▶ TASK GOAL
Would you repeat the listing exactly but omit every picture?

▶ PROVIDED DATA
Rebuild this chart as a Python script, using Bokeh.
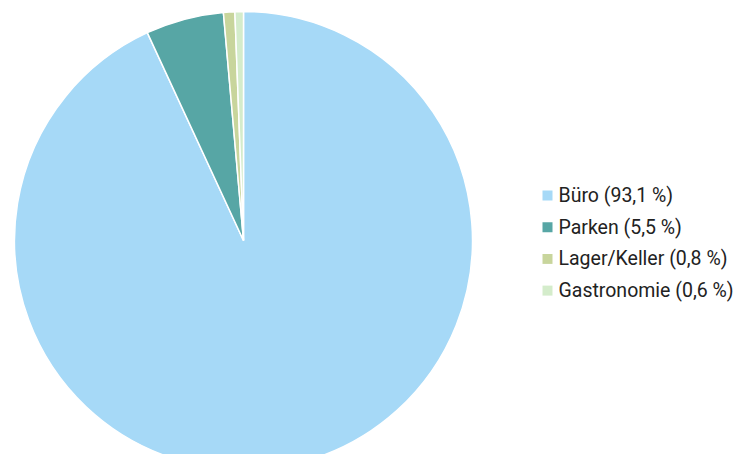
import math
from bokeh.plotting import figure
from bokeh.models import Range1d, ColumnDataSource
from bokeh.core.properties import value
from bokeh.embed import file_html
from bokeh.resources import INLINE

categories = ["Büro", "Parken", "Lager/Keller", "Gastronomie"]
shares = [93.1, 5.5, 0.8, 0.6]
colors = ["#a6d9f7", "#57a6a5", "#c8d59c", "#d4eccb"]
labels = [f"{c} ({str(s).replace('.', ',')} %)" for c, s in zip(categories, shares)]

W, H = 736, 454
p = figure(width=W, height=H, output_backend="svg", toolbar_location=None,
           x_range=Range1d(0, W), y_range=Range1d(0, H), min_border=0)
p.axis.visible = False
p.grid.visible = False
p.outline_line_color = None

total = sum(shares)
starts, ends = [], []
acc = 0.0
for s in shares:
    a0 = math.pi / 2 - 2 * math.pi * acc / total
    acc += s
    a1 = math.pi / 2 - 2 * math.pi * acc / total
    starts.append(a0)
    ends.append(a1)

src = ColumnDataSource(dict(start=starts, end=ends, color=colors))
p.wedge(x=243, y=H - 240, radius=229, start_angle="start", end_angle="end",
        direction="clock", fill_color="color", line_color="white", line_width=1.5,
        source=src)

ly = [H - (195 + 31.7 * i) for i in range(len(categories))]
leg = ColumnDataSource(dict(x=[547] * 4, tx=[558] * 4, y=ly, color=colors, label=labels))
p.scatter(x="x", y="y", size=10, marker="square", fill_color="color", line_color=None, source=leg)
p.text(x="tx", y="y", text="label", text_font=value("Roboto"), text_font_size="19.5px",
       text_baseline="middle", text_color="#222222", source=leg)

open("out.html", "w").write(file_html(p, INLINE))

▶ THE SOLUTION
Rebuild this chart as a Python script, using Bokeh.
import math
from bokeh.plotting import figure
from bokeh.models import Range1d, ColumnDataSource
from bokeh.core.properties import value
from bokeh.embed import file_html
from bokeh.resources import INLINE

categories = ["Büro", "Parken", "Lager/Keller", "Gastronomie"]
shares = [93.1, 5.5, 0.8, 0.6]
colors = ["#a6d9f7", "#57a6a5", "#c8d59c", "#d4eccb"]
labels = [f"{c} ({str(s).replace('.', ',')} %)" for c, s in zip(categories, shares)]

W, H = 736, 454
p = figure(width=W, height=H, output_backend="svg", toolbar_location=None,
           x_range=Range1d(0, W), y_range=Range1d(0, H), min_border=0)
p.axis.visible = False
p.grid.visible = False
p.outline_line_color = None

total = sum(shares)
starts, ends = [], []
acc = 0.0
for s in shares:
    a0 = math.pi / 2 - 2 * math.pi * acc / total
    acc += s
    a1 = math.pi / 2 - 2 * math.pi * acc / total
    starts.append(a0)
    ends.append(a1)

src = ColumnDataSource(dict(start=starts, end=ends, color=colors))
p.wedge(x=243, y=H - 240, radius=229, start_angle="start", end_angle="end",
        direction="clock", fill_color="color", line_color="white", line_width=1.5,
        source=src)

ly = [H - (195 + 31.7 * i) for i in range(len(categories))]
leg = ColumnDataSource(dict(x=[547] * 4, tx=[558] * 4, y=ly, color=colors, label=labels))
p.scatter(x="x", y="y", size=10, marker="square", fill_color="color", line_color=None, source=leg)
p.text(x="tx", y="y", text="label", text_font=value("Roboto"), text_font_size="19.5px",
       text_baseline="middle", text_color="#222222", source=leg)

open("out.html", "w").write(file_html(p, INLINE))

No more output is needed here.